Towards Gender Equity in Agriculture , Persisting Concerns and Challenges
Concerns over the ‘feminisation of agrarian distress’ and the multiple challenges that impinge on farming women cannot be addressed without sustained attention from activists, practitioners and researchers, on the one hand, and from administrators and policy-makers, on the other. Working together is necessary to create the synergy to move forward.
Yet, doing ‘gender’ in the field cannot be separated from internalising gender by individuals and within organisations and institutions. Being sensitive to gender issues and insensitive say to caste discrimination cannot be the way forward. Equity cannot be ensured unless the focus shifts from gender to the intersection and aggregation of discriminations, gender with tribe/caste-class etc.

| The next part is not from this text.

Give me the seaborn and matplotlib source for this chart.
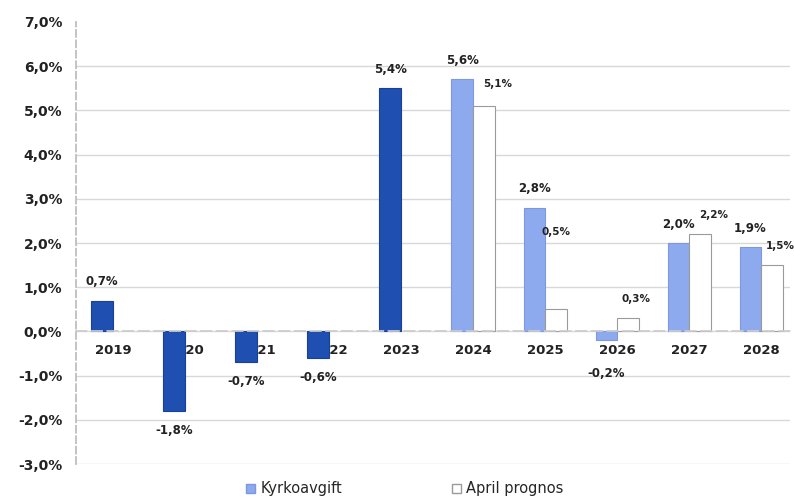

The lives of women farmers and farm labourers are complex. Public attention is drawn by physical acts of violence that women are subjected to, acts of violence that are categorised as crimes under Indian laws. But the systemic violence that is embedded in the structure of rural society is manifested day-in and day-out, every day. Violence against women must not be viewed as a single aberrant act but as a layered continuum through the socio-economic fabric of society, exasperating agrarian distress.
Thirty years on from the stirring Beijing Declaration, we need to reaffirm and redefine our goals and collectively seek strategies for action towards gender equity, sustainable development and peace.